DRESDEN, Ohio — A Dresden sheep farm operates by the creed: Leave the land the way you found it.
Shirley and Francis Steffee were both raised on farms in Muskingum County. Shirley’s family raised cattle, hogs and some sheep; Francis’ family raised cattle and sheep. Both knew they had a love of farming from early-on in their relationship.
After a few years of Francis serving in the military and moving constantly, they moved to a house on Shirley’s family farm in the early 1970s. Francis stayed in the military and would make commutes to and from the Ravenna arsenal for the Ohio National Guard, and Shirley worked in an insurance office off the farm. They raised two children, a son, who now lives in Arkansas, and a daughter living in Alaska.
They were always helping Shirley’s family on the farm, but it wasn’t until 1999 that they bought their first sheep flock.
“We came home from work and went back to work on the farm,” Shirley said.
She said they became interested in sheep because Francis was gone frequently in the military and sheep was a type of livestock she could handle herself.
“They were good for a lady. A woman can handle them herself,” Shirley said.
In addition, she felt they were better for the pastures because they don’t cause as much destruction as cattle.
Fast forward to 2003, when the family purchased the home farm of 53 acres. Last year, the Steffees purchased an additional 161 acres at another location in Dresden.
Also last year, the couple decided to do something unusual. They sold their entire flock after lambing in 2010. They went to visit their son and daughter and explored Switzerland for nine days.
But they knew it wouldn’t be long before their pasture started to grow and they would miss the livestock.

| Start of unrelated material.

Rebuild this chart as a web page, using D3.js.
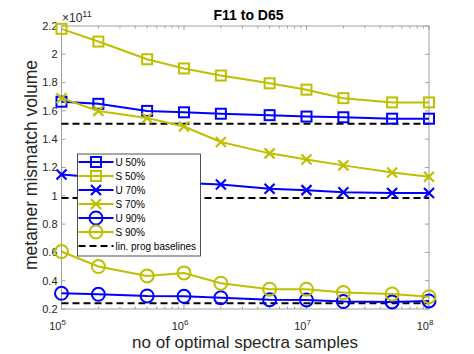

They said they know some people would think they were crazy for starting another new flock, but it was something in them that inspired them.
“Even though you are walking to the barn at 2:30 a.m. in knee-deep snow to check on them, there is just something about it. It’s quality time,” Shirley said.

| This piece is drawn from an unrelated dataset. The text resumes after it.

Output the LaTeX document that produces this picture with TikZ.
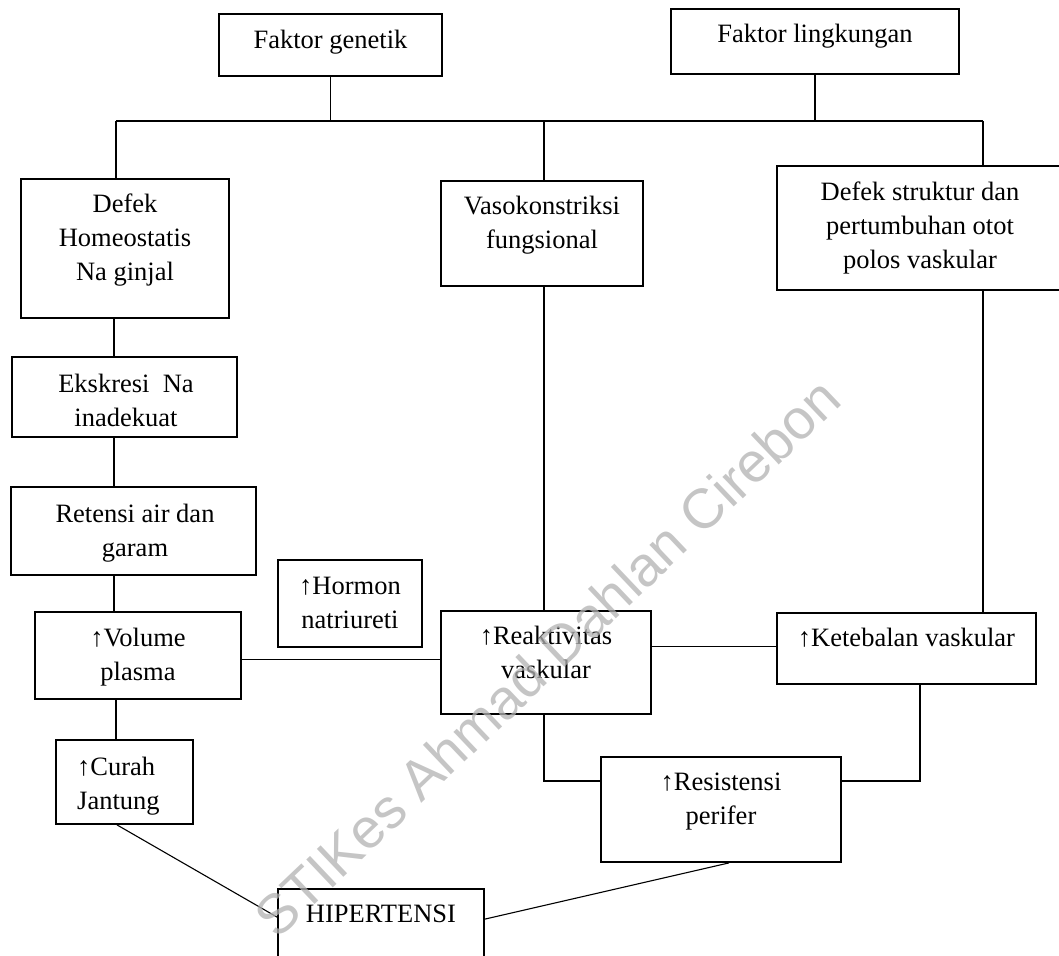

Now that Francis is retired from the military, they agree the sheep flock keeps them busy.
Shirley said they sold the old flock because they wanted to make changes in their herd, specifically to incorporate more Dorset characteristics to gain more mothering skills and a breed that would have a better weight gain after birth.
The previous herd was centered on Suffolk’s breed characteristics and the Steffees said the Suffolks just didn’t seem to fit what they were trying to accomplish.
“We keep looking for just the right fit for our farm,” Francis said.
Today, the flock has over 40 head of sheep and is growing, as lambing is not over this spring. In addition, they have already started preparing some ewes for fall lambing.
The Steffees were the recipients of the 2010 Resource Conservation Award for Agriculture presented by the Muskingum Soil and Water Conservation District — a testament to their belief that everyone should leave the ground as they found it or in better condition.
They have utilized EQIP funds for several projects on their farm, including 20.3 acres of prescribed grazing, four livestock watering tanks, two spring developments, 1,659 feet of pipeline for the watering tanks and 2,073 feet of fencing.
The couple have installed a total of 8,572 feet of fencing so far, which has been 16 rolls of woven wire fence — and the cost of woven wire has more than doubled since the project began. It went from $87 a roll to $198 in less than a year.
The Steffees utilize rotational grazing. They allow their sheep to feed for a week on a portion of the pasture and then move them with portable electrical fencing. The couple then sends in two calves to clean up the grass that the sheep refuse to eat.
“This way, it keeps the property in an even state,” Francis said. “We want to leave the land better than what we found it.”
In addition, the couple has 62 acres of woodland on the 161 acres they purchased in 2010. They plan on developing a tree farm on the property with a tree management plan.